>>

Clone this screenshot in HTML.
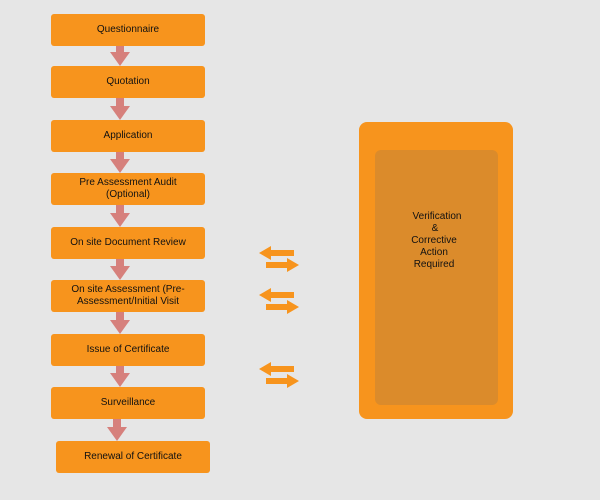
<!DOCTYPE html>
<html><head><style>
body{margin:0;width:600px;height:500px;background:#e6e6e6;position:relative;overflow:hidden;font-family:"Liberation Sans",sans-serif;}
.b{position:absolute;left:51px;width:154px;height:32px;background:#f7941d;border-radius:3px;display:flex;align-items:center;justify-content:center;text-align:center;font-size:10px;line-height:12px;color:#111;}
svg{position:absolute;left:0;top:0}
</style></head><body>
<svg width="600" height="500">
<g fill="#d6807c">
<path d="M116 46h8v6h6l-10 14l-10-14h6z"/>
<path d="M116 98h8v8h6l-10 14l-10-14h6z"/>
<path d="M116 152h8v7h6l-10 14l-10-14h6z"/>
<path d="M116 205h8v8h6l-10 14l-10-14h6z"/>
<path d="M116 259h8v7h6l-10 14l-10-14h6z"/>
<path d="M116 312h8v8h6l-10 14l-10-14h6z"/>
<path d="M116 366h8v7h6l-10 14l-10-14h6z"/>
<path d="M113 419h8v8h6l-10 14l-10-14h6z"/>
</g>
<g fill="#f7941d">
<path d="M259 253l12-7v4h23v6h-23v4z"/><path d="M299 265l-12-7v4h-21v6h21v4z"/>
<path d="M259 295l12-7v4h23v6h-23v4z"/><path d="M299 307l-12-7v4h-21v6h21v4z"/>
<path d="M259 369l12-7v4h23v6h-23v4z"/><path d="M299 381l-12-7v4h-21v6h21v4z"/>
</g>
<rect x="359" y="122" width="154" height="297" rx="8" fill="#f7941d"/>
<rect x="375" y="150" width="123" height="255" rx="6" fill="#db8b2b"/>
<text font-family="Liberation Sans" font-size="10" fill="#111" text-anchor="middle">
<tspan x="437" y="219">Verification</tspan><tspan x="435" y="231">&amp;</tspan><tspan x="434" y="243">Corrective</tspan><tspan x="434" y="255">Action</tspan><tspan x="434" y="267">Required</tspan>
</text>
</svg>
<div class="b" style="top:14px">Questionnaire</div>
<div class="b" style="top:66px">Quotation</div>
<div class="b" style="top:120px">Application</div>
<div class="b" style="top:173px">Pre Assessment Audit<br>(Optional)</div>
<div class="b" style="top:227px">On site Document Review</div>
<div class="b" style="top:280px">On site Assessment (Pre-<br>Assessment/Initial Visit</div>
<div class="b" style="top:334px">Issue of Certificate</div>
<div class="b" style="top:387px">Surveillance</div>
<div class="b" style="top:441px;left:56px">Renewal of Certificate</div>
</body></html>
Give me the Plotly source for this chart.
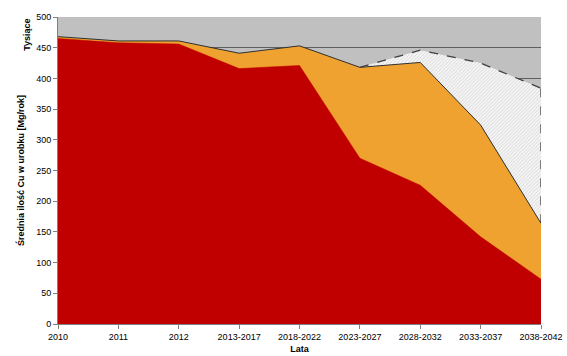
import numpy as np
import plotly.graph_objects as go

categories = ["2010", "2011", "2012", "2013-2017", "2018-2022",
              "2023-2027", "2028-2032", "2033-2037", "2038-2042"]
existing = [465, 458, 456, 416, 421, 270, 226, 142, 73]
new_mines = [3, 3, 5, 25, 32, 148, 200, 182, 91]
potential = [None, None, None, None, None, 0, 20, 101, 220]
y_ticks = list(range(0, 501, 50))

x = np.arange(len(categories))
red = np.array(existing, dtype=float)
orange_total = red + np.array(new_mines, dtype=float)
pot_idx = [i for i, v in enumerate(potential) if v is not None]
pot_x = x[pot_idx]
pot_total = orange_total[pot_idx] + np.array([potential[i] for i in pot_idx], dtype=float)

fig = go.Figure()
fig.add_trace(go.Scatter(
    x=pot_x, y=pot_total, mode="lines", fill="tozeroy",
    line=dict(color="#404040", width=1.3, dash="dash"),
    fillcolor="#f2f2f2",
    fillpattern=dict(shape="/", fgcolor="#b8b8b8", bgcolor="#f4f4f4", size=2.5, solidity=0.35),
    hoverinfo="skip", showlegend=False))
fig.add_trace(go.Scatter(
    x=[pot_x[-1], pot_x[-1]], y=[orange_total[-1], pot_total[-1]], mode="lines",
    line=dict(color="#404040", width=1.3, dash="dash"),
    hoverinfo="skip", showlegend=False))
fig.add_trace(go.Scatter(
    x=x, y=orange_total, mode="lines", fill="tozeroy",
    line=dict(color="#303030", width=1), fillcolor="#EFA22F",
    showlegend=False))
fig.add_trace(go.Scatter(
    x=x, y=red, mode="lines", fill="tozeroy",
    line=dict(color="#C00000", width=0.5), fillcolor="#C00000",
    showlegend=False))

font = dict(family="Liberation Sans, Arial", size=9, color="#000000")
fig.update_layout(
    width=567, height=356,
    margin=dict(l=58, r=26, t=17, b=32, autoexpand=False),
    paper_bgcolor="white", plot_bgcolor="#C0C0C0",
    font=font,
    xaxis=dict(
        automargin=False,
        range=[0, len(categories) - 1], tickvals=x, ticktext=categories,
        showgrid=False, zeroline=False, showline=True, linecolor="#808080",
        ticks="outside", ticklen=4, tickcolor="#808080",
        tickfont=dict(size=9),
        title=dict(text="<b>Lata</b>", font=dict(size=9), standoff=4)),
    yaxis=dict(
        automargin=False,
        range=[0, 500], tickvals=y_ticks,
        showgrid=True, gridcolor="#606060", gridwidth=1, zeroline=False,
        showline=True, linecolor="#808080", ticks="outside", ticklen=4,
        tickcolor="#808080", tickfont=dict(size=9),
        title=dict(text="<b>Średnia ilość Cu w urobku [Mg/rok]</b>",
                   font=dict(size=9), standoff=10)),
)
fig.add_annotation(
    text="<b>Tysiące</b>", xref="paper", yref="paper", x=-0.05, y=1.0,
    xanchor="right", yanchor="top", textangle=-90, showarrow=False,
    font=dict(size=9))

fig.write_html("out.html", config={"displayModeBar": False},
               post_script="document.body.style.margin='0';document.body.style.overflow='hidden';")
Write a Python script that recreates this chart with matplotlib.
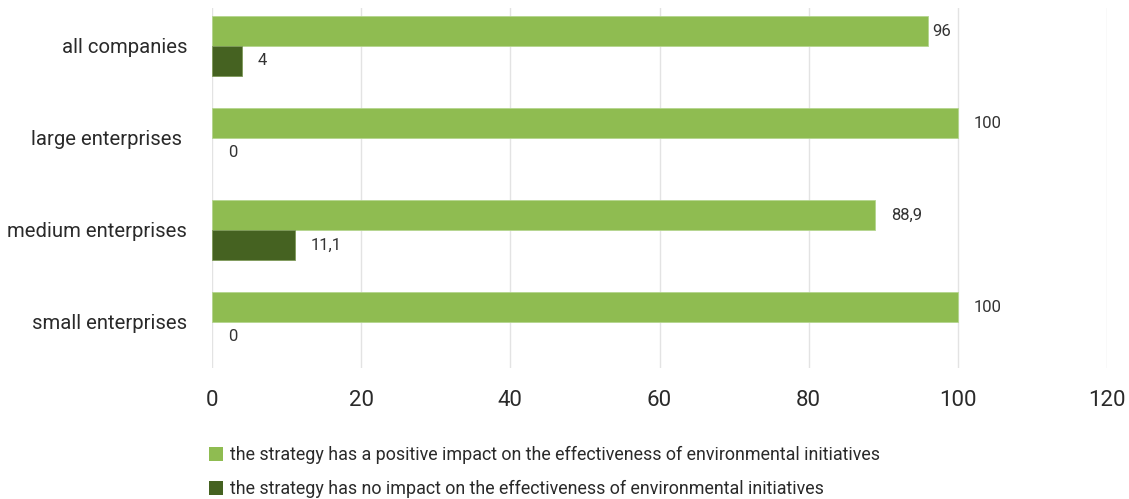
import matplotlib
matplotlib.use("Agg")
import matplotlib.pyplot as plt
from matplotlib.patches import Patch
import numpy as np

categories = ["all companies", "large enterprises ", "medium enterprises", "small enterprises"]
positive = [96, 100, 88.9, 100]
no_impact = [4, 0, 11.1, 0]
series_names = [
    "the strategy has a positive impact on the effectiveness of environmental initiatives",
    "the strategy has no impact on the effectiveness of environmental initiatives",
]
xticks = [0, 20, 40, 60, 80, 100, 120]

c_pos = "#8FBC51"
c_neg = "#456221"
txt = "#2a2a2a"

plt.rcParams["font.family"] = ["Roboto", "DejaVu Sans"]

W, H = 1129, 499
fig = plt.figure(figsize=(W / 100, H / 100), dpi=100)
ax = fig.add_axes([212 / W, (H - 368) / H, (1107 - 212) / W, (368 - 8) / H])

y = np.arange(len(categories))
bh = 0.326
ax.barh(y - bh / 2, positive, height=bh, color=c_pos,
        edgecolor="#B5D58F", linewidth=[0.6 if v > 0 else 0 for v in positive], zorder=3)
ax.barh(y + bh / 2, no_impact, height=bh, color=c_neg,
        edgecolor="#7F9A5A", linewidth=[0.6 if v > 0 else 0 for v in no_impact], zorder=3)

ax.set_xlim(0, 120)
ax.set_ylim(3.5, -0.413)
ax.set_xticks(xticks)
ax.set_xticklabels([str(t) for t in xticks], fontsize=16, color=txt)
ax.set_yticks(y)
ax.set_yticklabels(categories, fontsize=14.6, color=txt)
ax.tick_params(axis="both", length=0)
ax.tick_params(axis="y", pad=18)
ax.tick_params(axis="x", pad=16)
ax.grid(axis="x", color="#E3E3E3", linewidth=1.0, zorder=0)
for s in ax.spines.values():
    s.set_visible(False)

def fmt(v):
    return ("%g" % v).replace(".", ",")

for i, v in enumerate(positive):
    off = 4 if v == 96 else 16
    ax.annotate(fmt(v), (v, i - bh / 2), xytext=(off, 0), textcoords="offset pixels",
                va="center", ha="left", fontsize=12, color="#333333")
for i, v in enumerate(no_impact):
    ax.annotate(fmt(v), (v, i + bh / 2), xytext=(16, 0), textcoords="offset pixels",
                va="center", ha="left", fontsize=12, color="#333333")

handles = [Patch(facecolor=c_pos, edgecolor="none"), Patch(facecolor=c_neg, edgecolor="none")]
fig.legend(handles, series_names, loc="upper left", bbox_to_anchor=(209 / W, 1 - 446 / H),
           frameon=False, handlelength=0.8, handleheight=0.8,
           handletextpad=0.4, labelspacing=0.9, borderaxespad=0, borderpad=0,
           prop={"size": 12.9}, labelcolor=txt)

fig.savefig("out.png", dpi=100)
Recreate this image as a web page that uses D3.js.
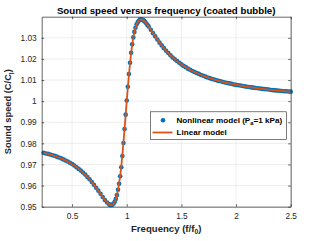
<!DOCTYPE html>
<html>
<head>
<meta charset="utf-8">
<script src="https://cdn.jsdelivr.net/npm/d3@7"></script>
<style>
  html, body { margin: 0; padding: 0; background: #fff; }
  svg { display: block; font-family: "Liberation Sans", Arial, Helvetica, sans-serif; }
</style>
</head>
<body>
<svg id="chart" width="321" height="241"></svg>
<script>
// ---------------- data ----------------
const freqs = [
  0.24,0.26,0.28,0.30,0.32,0.34,0.36,0.38,0.40,0.42,0.44,0.46,0.48,0.50,0.52,0.54,0.56,0.58,0.60,0.62,
  0.64,0.66,0.68,0.70,0.72,0.74,0.76,0.78,0.80,0.82,0.84,
  0.85,0.86,0.87,0.88,0.89,0.90,0.91,0.92,0.93,0.94,0.95,0.96,0.97,0.98,0.99,1.00,1.01,1.02,1.03,1.04,
  1.05,1.06,1.07,1.08,1.09,1.10,1.11,1.12,1.13,1.14,1.15,1.16,1.17,1.18,1.19,1.20,
  1.22,1.24,1.26,1.28,1.30,1.32,1.34,1.36,1.38,1.40,1.42,1.44,1.46,1.48,1.50,1.52,1.54,1.56,1.58,1.60,
  1.62,1.64,1.66,1.68,1.70,1.72,1.74,1.76,1.78,1.80,1.82,1.84,1.86,1.88,1.90,1.92,1.94,1.96,1.98,2.00,
  2.02,2.04,2.06,2.08,2.10,2.12,2.14,2.16,2.18,2.20,2.22,2.24,2.26,2.28,2.30,2.32,2.34,2.36,2.38,2.40,
  2.42,2.44,2.46,2.48,2.50
];
const linearModel = [
  0.97548,0.97524,0.97498,0.97470,0.97439,0.97406,0.97369,0.97330,0.97287,0.97240,0.97190,0.97136,0.97078,0.97015,0.96947,0.96873,0.96794,0.96708,0.96616,0.96517,
  0.96410,0.96295,0.96173,0.96042,0.95904,0.95759,0.95611,0.95462,0.95321,0.95197,0.95108,
  0.95084,0.95079,0.95098,0.95147,0.95233,0.95362,0.95542,0.95783,0.96088,0.96465,0.96914,0.97452,0.98046,0.98682,0.99340,1.00000,1.00639,1.01238,1.01782,1.02260,
  1.02668,1.03004,1.03272,1.03478,1.03628,1.03731,1.03811,1.03856,1.03872,1.03864,1.03837,1.03796,1.03742,1.03680,1.03611,1.03537,
  1.03383,1.03225,1.03069,1.02917,1.02773,1.02637,1.02509,1.02388,1.02276,1.02171,1.02073,1.01981,1.01896,1.01816,1.01741,1.01672,1.01605,1.01544,1.01486,1.01430,
  1.01380,1.01332,1.01285,1.01240,1.01198,1.01160,1.01123,1.01088,1.01054,1.01022,1.00993,1.00964,1.00936,1.00909,1.00883,1.00859,1.00837,1.00815,1.00794,1.00773,
  1.00754,1.00736,1.00717,1.00700,1.00682,1.00667,1.00652,1.00637,1.00622,1.00608,1.00595,1.00582,1.00570,1.00557,1.00545,1.00534,1.00524,1.00513,1.00503,1.00493,
  1.00484,1.00474,1.00465,1.00456,1.00447
];
const nonlinearModel = [
  0.9755,0.9752,0.9750,0.9747,0.9744,0.9741,0.9737,0.9733,0.9729,0.9724,0.9719,0.9714,0.9708,0.9702,0.9695,0.9687,0.9679,0.9671,0.9662,0.9652,
  0.9641,0.9630,0.9617,0.9604,0.9590,0.9576,0.9561,0.9546,0.9532,0.9520,0.9511,
  0.9508,0.9508,0.9510,0.9515,0.9523,0.9537,0.9555,0.9580,0.9609,0.9644,0.9687,0.9740,0.9802,0.9868,0.9936,1.0003,1.0068,1.0128,1.0182,1.0229,
  1.0269,1.0302,1.0328,1.0348,1.0363,1.0373,1.0381,1.0386,1.0387,1.0386,1.0384,1.0380,1.0374,1.0368,1.0361,1.0354,
  1.0338,1.0322,1.0307,1.0292,1.0277,1.0264,1.0251,1.0239,1.0228,1.0217,1.0207,1.0198,1.0190,1.0182,1.0174,1.0167,1.0161,1.0154,1.0149,1.0143,
  1.0138,1.0133,1.0129,1.0124,1.0120,1.0116,1.0112,1.0109,1.0105,1.0102,1.0099,1.0096,1.0094,1.0091,1.0088,1.0086,1.0084,1.0082,1.0079,1.0077,
  1.0075,1.0074,1.0072,1.0070,1.0068,1.0067,1.0065,1.0064,1.0062,1.0061,1.0060,1.0058,1.0057,1.0056,1.0055,1.0053,1.0052,1.0051,1.0050,1.0049,
  1.0048,1.0047,1.0047,1.0046,1.0045
];
const xTicks = [0.5, 1, 1.5, 2, 2.5];
const xTickLabels = ["0.5", "1", "1.5", "2", "2.5"];
const yTicks = [0.95, 0.96, 0.97, 0.98, 0.99, 1.00, 1.01, 1.02, 1.03];
const yTickLabels = ["0.95", "0.96", "0.97", "0.98", "0.99", "1", "1.01", "1.02", "1.03"];
const xDomain = [0.222, 2.5];
const yDomain = [0.95, 1.04];
const seriesNames = ["Nonlinear model (P", "a", "=1 kPa)", "Linear model"];

// ---------------- layout ----------------
const L = 41.7, R = 290.7, T = 16.7, B = 206.7;
const axisColor = "#262626";
const blue = "#0072BD", orange = "#D95319";

const svg = d3.select("#chart");
svg.append("rect").attr("width", 321).attr("height", 241).attr("fill", "#fff");

const x = d3.scaleLinear().domain(xDomain).range([L, R]);
const y = d3.scaleLinear().domain(yDomain).range([B, T]);

// grid
const grid = svg.append("g");
grid.selectAll("line.gx").data(xTicks).join("line")
  .attr("x1", d => x(d)).attr("x2", d => x(d)).attr("y1", T).attr("y2", B)
  .attr("stroke", "#e3e3e3").attr("stroke-width", 0.6);
grid.selectAll("line.gy").data(yTicks).join("line")
  .attr("y1", d => y(d)).attr("y2", d => y(d)).attr("x1", L).attr("x2", R)
  .attr("stroke", "#e3e3e3").attr("stroke-width", 0.6);

// data
const pts = freqs.map((f, i) => ({ f, lin: linearModel[i], nl: nonlinearModel[i] }));
svg.append("g").selectAll("circle").data(pts).join("circle")
  .attr("cx", d => x(d.f)).attr("cy", d => y(d.nl)).attr("r", 2.3)
  .attr("fill", blue);
svg.append("path").datum(pts)
  .attr("d", d3.line().x(d => x(d.f)).y(d => y(d.lin)))
  .attr("fill", "none").attr("stroke", orange).attr("stroke-width", 1.8)
  .attr("stroke-linejoin", "round");

// axes (inward ticks, mirrored)
const tickLen = 2.5;
function styleAxis(g) {
  g.selectAll(".domain").attr("stroke", axisColor).attr("stroke-width", 0.7);
  g.selectAll(".tick line").attr("stroke", axisColor).attr("stroke-width", 0.7);
  g.selectAll(".tick text").attr("fill", axisColor).style("font-size", "8.3px")
    .style("font-family", "'Liberation Sans', Arial, sans-serif");
}
const xAxis = d3.axisBottom(x).tickValues(xTicks).tickFormat((d, i) => xTickLabels[i])
  .tickSizeInner(-tickLen).tickSizeOuter(0).tickPadding(6);
svg.append("g").attr("transform", `translate(0,${B})`).call(xAxis).call(styleAxis)
  .call(g => g.selectAll(".tick text").attr("dy", "0.71em"));
const xAxisTop = d3.axisTop(x).tickValues(xTicks).tickFormat("")
  .tickSizeInner(-tickLen).tickSizeOuter(0);
svg.append("g").attr("transform", `translate(0,${T})`).call(xAxisTop).call(styleAxis);

const yAxis = d3.axisLeft(y).tickValues(yTicks).tickFormat((d, i) => yTickLabels[i])
  .tickSizeInner(-tickLen).tickSizeOuter(0).tickPadding(5);
svg.append("g").attr("transform", `translate(${L},0)`).call(yAxis).call(styleAxis);
const yAxisRight = d3.axisRight(y).tickValues(yTicks).tickFormat("")
  .tickSizeInner(-tickLen).tickSizeOuter(0);
svg.append("g").attr("transform", `translate(${R},0)`).call(yAxisRight).call(styleAxis);

svg.selectAll("g").attr("font-family", null).attr("font-size", null);

// title
svg.append("text").attr("x", (L + R) / 2).attr("y", 13.5).attr("text-anchor", "middle")
  .attr("font-weight", "bold").attr("font-size", 9.7).attr("fill", "#000")
  .text("Sound speed versus frequency (coated bubble)");

// x label
const xl = svg.append("text").attr("x", (L + R) / 2).attr("y", 231.5).attr("text-anchor", "middle")
  .attr("font-weight", "bold").attr("font-size", 9.6).attr("fill", axisColor);
xl.append("tspan").text("Frequency (f/f");
xl.append("tspan").attr("font-size", 6.8).attr("dy", 2.5).text("0");
xl.append("tspan").attr("dy", -2.5).text(")");

// y label
const yl = svg.append("text").attr("transform", `translate(11,${(T + B) / 2}) rotate(-90)`)
  .attr("text-anchor", "middle").attr("font-weight", "bold").attr("font-size", 9.3).attr("fill", axisColor);
yl.append("tspan").text("Sound speed (C/C");
yl.append("tspan").attr("font-size", 6.6).attr("dy", 2.5).text("l");
yl.append("tspan").attr("dy", -2.5).text(")");

// legend
const lg = svg.append("g");
lg.append("rect").attr("x", 150.5).attr("y", 111.8).attr("width", 136).attr("height", 27.5)
  .attr("fill", "#fff").attr("stroke", axisColor).attr("stroke-width", 0.6);
lg.append("circle").attr("cx", 163).attr("cy", 120.3).attr("r", 2.3).attr("fill", blue);
lg.append("line").attr("x1", 152.5).attr("x2", 172.5).attr("y1", 132.5).attr("y2", 132.5)
  .attr("stroke", orange).attr("stroke-width", 1.8);
const t1 = lg.append("text").attr("x", 176.5).attr("y", 123).attr("font-weight", "bold")
  .attr("font-size", 8.1).attr("fill", "#000");
t1.append("tspan").text(seriesNames[0]);
t1.append("tspan").attr("font-size", 5.8).attr("dy", 2).text(seriesNames[1]);
t1.append("tspan").attr("dy", -2).text(seriesNames[2]);
lg.append("text").attr("x", 176.5).attr("y", 135.3).attr("font-weight", "bold")
  .attr("font-size", 8.1).attr("fill", "#000").text(seriesNames[3]);
</script>
</body>
</html>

<<

* [The exercise]: Give the lines above again exactly, from the one containing "Give me the Plotly source for this chart." to the one containing "pot_total = orange_total[pot_idx]", both included, but leave out the pictures.

* [Exercise output]:
Give me the Plotly source for this chart.
import numpy as np
import plotly.graph_objects as go

categories = ["2010", "2011", "2012", "2013-2017", "2018-2022",
              "2023-2027", "2028-2032", "2033-2037", "2038-2042"]
existing = [465, 458, 456, 416, 421, 270, 226, 142, 73]
new_mines = [3, 3, 5, 25, 32, 148, 200, 182, 91]
potential = [None, None, None, None, None, 0, 20, 101, 220]
y_ticks = list(range(0, 501, 50))

x = np.arange(len(categories))
red = np.array(existing, dtype=float)
orange_total = red + np.array(new_mines, dtype=float)
pot_idx = [i for i, v in enumerate(potential) if v is not None]
pot_x = x[pot_idx]
pot_total = orange_total[pot_idx] + np.array([potential[i] for i in pot_idx], dtype=float)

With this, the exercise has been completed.